Records with drawing code:
+ + + + + + +

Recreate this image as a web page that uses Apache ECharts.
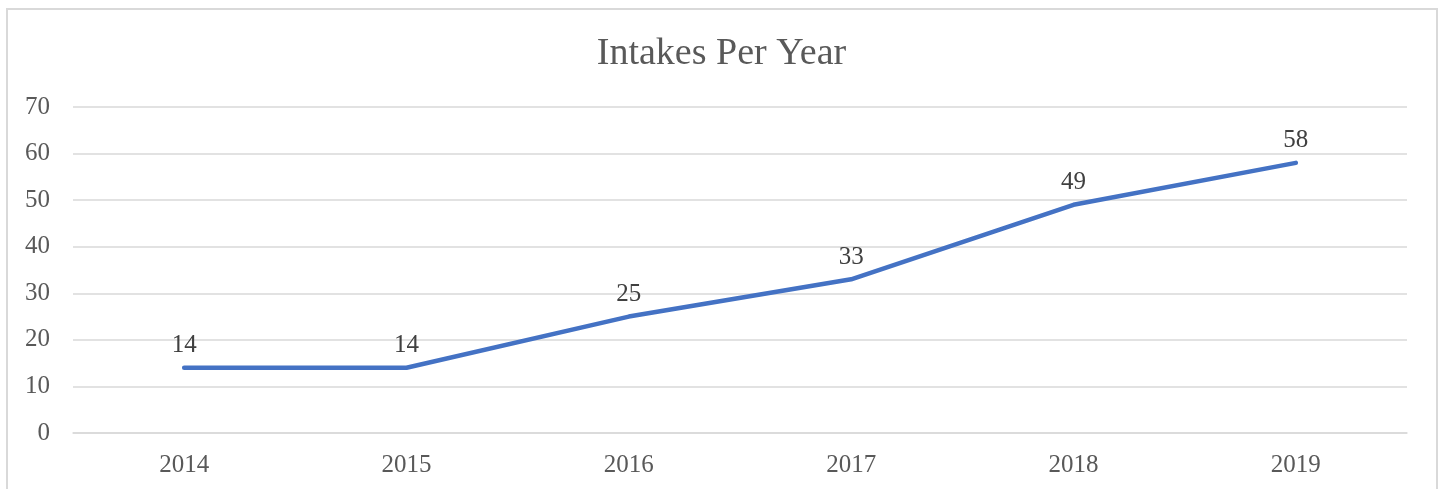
<!DOCTYPE html>
<html>
<head>
<meta charset="utf-8">
<script src="https://cdn.jsdelivr.net/npm/echarts@6/dist/echarts.min.js"></script>
<style>
html,body{margin:0;padding:0;background:#fff;}
#c{width:1443px;height:489px;}
</style>
</head>
<body>
<div id="c"></div>
<script>
var categories = ['2014', '2015', '2016', '2017', '2018', '2019'];
var intakes = [14, 14, 25, 33, 49, 58];
var titleText = 'Intakes Per Year';

var FONT = '"Liberation Serif", serif';
var chart = echarts.init(document.getElementById('c'));
chart.setOption({
  animation: false,
  backgroundColor: '#ffffff',
  graphic: [{
    type: 'rect',
    shape: {x: 7, y: 9, width: 1430, height: 520},
    style: {fill: 'none', stroke: '#d9d9d9', lineWidth: 2},
    silent: true
  }],
  title: {
    text: titleText,
    left: 'center',
    top: 30,
    textStyle: {fontFamily: FONT, fontSize: 38, fontWeight: 'normal', color: '#595959'}
  },
  grid: {left: 73, right: 36, top: 107, bottom: 56, containLabel: false},
  xAxis: {
    type: 'category',
    data: categories,
    boundaryGap: true,
    axisLine: {show: true, lineStyle: {color: '#d9d9d9', width: 1.5}},
    axisTick: {show: false},
    axisLabel: {fontFamily: FONT, fontSize: 25, color: '#595959', margin: 20}
  },
  yAxis: {
    type: 'value',
    min: 0, max: 70, interval: 10,
    axisLine: {show: false},
    axisTick: {show: false},
    splitLine: {lineStyle: {color: '#d9d9d9', width: 1.5}},
    axisLabel: {fontFamily: FONT, fontSize: 25, color: '#595959', margin: 23}
  },
  series: [{
    type: 'line',
    data: intakes,
    symbol: 'circle',
    symbolSize: 1,
    showSymbol: true,
    itemStyle: {color: '#4472C4'},
    lineStyle: {color: '#4472C4', width: 4.5, cap: 'round', join: 'round'},
    label: {show: true, position: 'top', distance: 9, fontFamily: FONT, fontSize: 25, color: '#404040'}
  }]
});
</script>
</body>
</html>
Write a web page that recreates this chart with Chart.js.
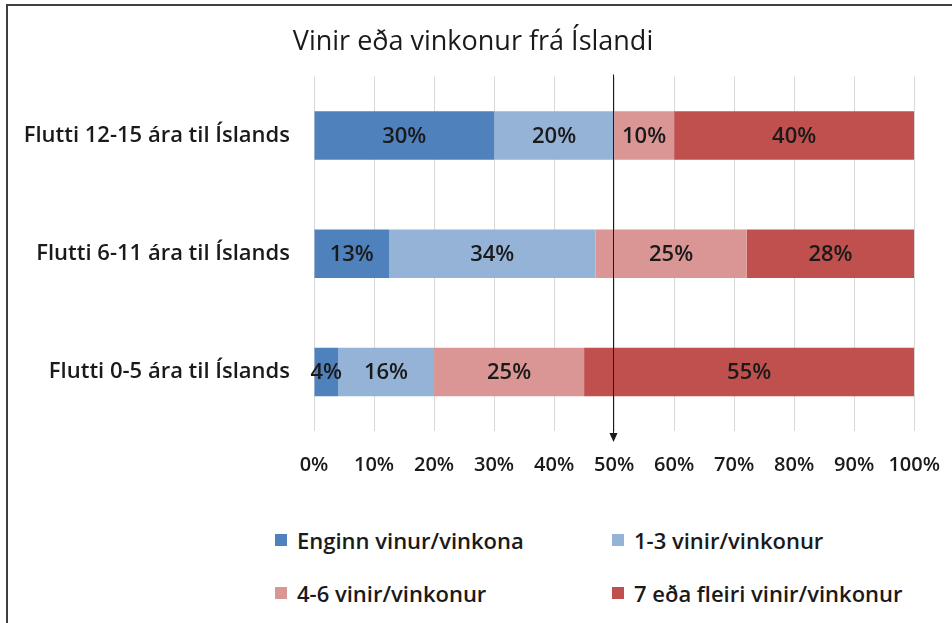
<!DOCTYPE html>
<html>
<head>
<meta charset="utf-8">
<script src="https://cdn.jsdelivr.net/npm/chart.js@4.4.0/dist/chart.umd.min.js"></script>
<style>
    body { margin: 0; background: #fff; font-family: "Open Sans", sans-serif; overflow: hidden; }
    .frame { position: absolute; left: 6px; top: 4px; width: 946px; height: 619px;
             border-top: 2px solid #404040; border-left: 2px solid #404040; }
    .chart-box { position: absolute; left: 0; top: 0; width: 962px; height: 505px; }
    .legend { position: absolute; left: 275px; top: 527px; display: grid;
              grid-template-columns: 337px auto; row-gap: 27px; }
    .legend-item { display: flex; align-items: center; height: 26px;
                   font-size: 22px; font-weight: 600; color: #1a1a1a; }
    .legend-item span.box { width: 12px; height: 12px; margin-right: 10px; }
</style>
</head>
<body>
<div class="frame"></div>
<div class="chart-box"><canvas class="friends-chart"></canvas></div>
<div class="legend"></div>
<script>
const title = 'Vinir eða vinkonur frá Íslandi';
const categories = ['Flutti 12-15 ára til Íslands', 'Flutti 6-11 ára til Íslands', 'Flutti 0-5 ára til Íslands'];
const seriesNames = ['Enginn vinur/vinkona', '1-3 vinir/vinkonur', '4-6 vinir/vinkonur', '7 eða fleiri vinir/vinkonur'];
const seriesColors = ['#4f81bd', '#95b3d7', '#da9694', '#c0504d'];
const noFriends = [30, 12.5, 4];
const oneToThree = [20, 34.4, 16];
const fourToSix = [10, 25.2, 25];
const sevenPlus = [40, 27.9, 55];
const xTicks = [0, 10, 20, 30, 40, 50, 60, 70, 80, 90, 100];

const seriesValues = [noFriends, oneToThree, fourToSix, sevenPlus];

// percent labels in the middle of each bar piece
const barLabels = {
    id: 'barLabels',
    afterDatasetsDraw(chart) {
        const ctx = chart.ctx;
        ctx.save();
        ctx.font = '600 22px "Open Sans"';
        ctx.fillStyle = '#1a1a1a';
        ctx.textAlign = 'center';
        ctx.textBaseline = 'middle';
        chart.data.datasets.forEach((ds, i) => {
            chart.getDatasetMeta(i).data.forEach((bar, j) => {
                const p = bar.getCenterPoint();
                ctx.fillText(Math.round(ds.data[j]) + '%', p.x, p.y + 1);
            });
        });
        ctx.restore();
    }
};

// arrow pointing down at 50%
const midArrow = {
    id: 'midArrow',
    afterDatasetsDraw(chart) {
        const { ctx, chartArea, scales } = chart;
        const x = Math.round(scales.x.getPixelForValue(50)) - 0.5;
        const top = chartArea.top - 2;
        const bottom = chartArea.bottom + 11;
        ctx.save();
        ctx.strokeStyle = '#1a1a1a';
        ctx.fillStyle = '#1a1a1a';
        ctx.lineWidth = 1;
        ctx.beginPath();
        ctx.moveTo(x, top);
        ctx.lineTo(x, bottom - 8);
        ctx.stroke();
        ctx.beginPath();
        ctx.moveTo(x - 4, bottom - 9);
        ctx.lineTo(x + 4, bottom - 9);
        ctx.lineTo(x, bottom);
        ctx.closePath();
        ctx.fill();
        ctx.restore();
    }
};

const chart = new Chart(document.querySelector('.friends-chart'), {
    type: 'bar',
    data: {
        labels: categories,
        datasets: seriesNames.map((name, i) => ({
            label: name,
            data: seriesValues[i],
            backgroundColor: seriesColors[i],
            borderWidth: 0,
            barPercentage: 0.41,
            categoryPercentage: 1
        }))
    },
    options: {
        indexAxis: 'y',
        responsive: true,
        maintainAspectRatio: false,
        animation: false,
        layout: {
            padding: { left: 14, right: 30, top: 0, bottom: 6 }
        },
        scales: {
            x: {
                stacked: true,
                min: 0,
                max: 100,
                afterBuildTicks(scale) {
                    scale.ticks = xTicks.map(v => ({ value: v }));
                },
                ticks: {
                    padding: 22,
                    color: '#1a1a1a',
                    font: { family: 'Open Sans', size: 20, weight: '600' },
                    callback: v => v + '%'
                },
                grid: {
                    color: '#d9d9d9',
                    drawTicks: false
                },
                border: {
                    display: false
                }
            },
            y: {
                stacked: true,
                afterFit(scale) {
                    scale.width = 300;
                },
                ticks: {
                    padding: 24,
                    color: '#1a1a1a',
                    font: { family: 'Open Sans', size: 22, weight: '600' }
                },
                grid: {
                    display: false,
                    drawTicks: false
                },
                border: {
                    display: false
                }
            }
        },
        plugins: {
            legend: {
                display: false
            },
            tooltip: {
                enabled: false
            },
            title: {
                display: true,
                text: title,
                color: '#1a1a1a',
                font: { family: 'Open Sans', size: 27, weight: 'normal' },
                padding: { top: 26, bottom: 18 }
            }
        }
    },
    plugins: [midArrow, barLabels]
});

// legend in two columns, like the original
const legend = document.querySelector('.legend');
seriesNames.forEach((name, i) => {
    const item = document.createElement('div');
    item.className = 'legend-item';
    const box = document.createElement('span');
    box.className = 'box';
    box.style.background = seriesColors[i];
    item.appendChild(box);
    item.appendChild(document.createTextNode(name));
    legend.appendChild(item);
});
</script>
</body>
</html>
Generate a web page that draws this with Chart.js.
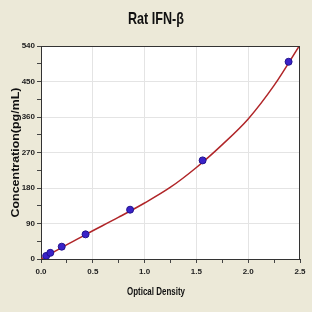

+ + + + + + +

_Do this:_ Set down all the entries exactly as they appear, but skip any pictures.

_Right answer:_
Recreate this image as a web page that uses Apache ECharts.
<!DOCTYPE html>
<html>
<head>
<meta charset="utf-8">
<script src="https://cdn.jsdelivr.net/npm/echarts@6/dist/echarts.min.js"></script>
<style>
html,body{margin:0;padding:0;background:#fff;}
#c{width:1443px;height:489px;}
</style>
</head>
<body>
<div id="c"></div>
<script>
var categories = ['2014', '2015', '2016', '2017', '2018', '2019'];
var intakes = [14, 14, 25, 33, 49, 58];
var titleText = 'Intakes Per Year';

var FONT = '"Liberation Serif", serif';
var chart = echarts.init(document.getElementById('c'));
chart.setOption({
  animation: false,
  backgroundColor: '#ffffff',
  graphic: [{
    type: 'rect',
    shape: {x: 7, y: 9, width: 1430, height: 520},
    style: {fill: 'none', stroke: '#d9d9d9', lineWidth: 2},
    silent: true
  }],
  title: {
    text: titleText,
    left: 'center',
    top: 30,
    textStyle: {fontFamily: FONT, fontSize: 38, fontWeight: 'normal', color: '#595959'}
  },
  grid: {left: 73, right: 36, top: 107, bottom: 56, containLabel: false},
  xAxis: {
    type: 'category',
    data: categories,
    boundaryGap: true,
    axisLine: {show: true, lineStyle: {color: '#d9d9d9', width: 1.5}},
    axisTick: {show: false},
    axisLabel: {fontFamily: FONT, fontSize: 25, color: '#595959', margin: 20}
  },
  yAxis: {
    type: 'value',
    min: 0, max: 70, interval: 10,
    axisLine: {show: false},
    axisTick: {show: false},
    splitLine: {lineStyle: {color: '#d9d9d9', width: 1.5}},
    axisLabel: {fontFamily: FONT, fontSize: 25, color: '#595959', margin: 23}
  },
  series: [{
    type: 'line',
    data: intakes,
    symbol: 'circle',
    symbolSize: 1,
    showSymbol: true,
    itemStyle: {color: '#4472C4'},
    lineStyle: {color: '#4472C4', width: 4.5, cap: 'round', join: 'round'},
    label: {show: true, position: 'top', distance: 9, fontFamily: FONT, fontSize: 25, color: '#404040'}
  }]
});
</script>
</body>
</html>
Write a web page that recreates this chart with Chart.js.
<!DOCTYPE html>
<html>
<head>
<meta charset="utf-8">
<script src="https://cdn.jsdelivr.net/npm/chart.js@4.4.0/dist/chart.umd.min.js"></script>
<style>
    body { margin: 0; background: #fff; font-family: "Open Sans", sans-serif; overflow: hidden; }
    .frame { position: absolute; left: 6px; top: 4px; width: 946px; height: 619px;
             border-top: 2px solid #404040; border-left: 2px solid #404040; }
    .chart-box { position: absolute; left: 0; top: 0; width: 962px; height: 505px; }
    .legend { position: absolute; left: 275px; top: 527px; display: grid;
              grid-template-columns: 337px auto; row-gap: 27px; }
    .legend-item { display: flex; align-items: center; height: 26px;
                   font-size: 22px; font-weight: 600; color: #1a1a1a; }
    .legend-item span.box { width: 12px; height: 12px; margin-right: 10px; }
</style>
</head>
<body>
<div class="frame"></div>
<div class="chart-box"><canvas class="friends-chart"></canvas></div>
<div class="legend"></div>
<script>
const title = 'Vinir eða vinkonur frá Íslandi';
const categories = ['Flutti 12-15 ára til Íslands', 'Flutti 6-11 ára til Íslands', 'Flutti 0-5 ára til Íslands'];
const seriesNames = ['Enginn vinur/vinkona', '1-3 vinir/vinkonur', '4-6 vinir/vinkonur', '7 eða fleiri vinir/vinkonur'];
const seriesColors = ['#4f81bd', '#95b3d7', '#da9694', '#c0504d'];
const noFriends = [30, 12.5, 4];
const oneToThree = [20, 34.4, 16];
const fourToSix = [10, 25.2, 25];
const sevenPlus = [40, 27.9, 55];
const xTicks = [0, 10, 20, 30, 40, 50, 60, 70, 80, 90, 100];

const seriesValues = [noFriends, oneToThree, fourToSix, sevenPlus];

// percent labels in the middle of each bar piece
const barLabels = {
    id: 'barLabels',
    afterDatasetsDraw(chart) {
        const ctx = chart.ctx;
        ctx.save();
        ctx.font = '600 22px "Open Sans"';
        ctx.fillStyle = '#1a1a1a';
        ctx.textAlign = 'center';
        ctx.textBaseline = 'middle';
        chart.data.datasets.forEach((ds, i) => {
            chart.getDatasetMeta(i).data.forEach((bar, j) => {
                const p = bar.getCenterPoint();
                ctx.fillText(Math.round(ds.data[j]) + '%', p.x, p.y + 1);
            });
        });
        ctx.restore();
    }
};

// arrow pointing down at 50%
const midArrow = {
    id: 'midArrow',
    afterDatasetsDraw(chart) {
        const { ctx, chartArea, scales } = chart;
        const x = Math.round(scales.x.getPixelForValue(50)) - 0.5;
        const top = chartArea.top - 2;
        const bottom = chartArea.bottom + 11;
        ctx.save();
        ctx.strokeStyle = '#1a1a1a';
        ctx.fillStyle = '#1a1a1a';
        ctx.lineWidth = 1;
        ctx.beginPath();
        ctx.moveTo(x, top);
        ctx.lineTo(x, bottom - 8);
        ctx.stroke();
        ctx.beginPath();
        ctx.moveTo(x - 4, bottom - 9);
        ctx.lineTo(x + 4, bottom - 9);
        ctx.lineTo(x, bottom);
        ctx.closePath();
        ctx.fill();
        ctx.restore();
    }
};

const chart = new Chart(document.querySelector('.friends-chart'), {
    type: 'bar',
    data: {
        labels: categories,
        datasets: seriesNames.map((name, i) => ({
            label: name,
            data: seriesValues[i],
            backgroundColor: seriesColors[i],
            borderWidth: 0,
            barPercentage: 0.41,
            categoryPercentage: 1
        }))
    },
    options: {
        indexAxis: 'y',
        responsive: true,
        maintainAspectRatio: false,
        animation: false,
        layout: {
            padding: { left: 14, right: 30, top: 0, bottom: 6 }
        },
        scales: {
            x: {
                stacked: true,
                min: 0,
                max: 100,
                afterBuildTicks(scale) {
                    scale.ticks = xTicks.map(v => ({ value: v }));
                },
                ticks: {
                    padding: 22,
                    color: '#1a1a1a',
                    font: { family: 'Open Sans', size: 20, weight: '600' },
                    callback: v => v + '%'
                },
                grid: {
                    color: '#d9d9d9',
                    drawTicks: false
                },
                border: {
                    display: false
                }
            },
            y: {
                stacked: true,
                afterFit(scale) {
                    scale.width = 300;
                },
                ticks: {
                    padding: 24,
                    color: '#1a1a1a',
                    font: { family: 'Open Sans', size: 22, weight: '600' }
                },
                grid: {
                    display: false,
                    drawTicks: false
                },
                border: {
                    display: false
                }
            }
        },
        plugins: {
            legend: {
                display: false
            },
            tooltip: {
                enabled: false
            },
            title: {
                display: true,
                text: title,
                color: '#1a1a1a',
                font: { family: 'Open Sans', size: 27, weight: 'normal' },
                padding: { top: 26, bottom: 18 }
            }
        }
    },
    plugins: [midArrow, barLabels]
});

// legend in two columns, like the original
const legend = document.querySelector('.legend');
seriesNames.forEach((name, i) => {
    const item = document.createElement('div');
    item.className = 'legend-item';
    const box = document.createElement('span');
    box.className = 'box';
    box.style.background = seriesColors[i];
    item.appendChild(box);
    item.appendChild(document.createTextNode(name));
    legend.appendChild(item);
});
</script>
</body>
</html>
Generate a web page that draws this with Chart.js.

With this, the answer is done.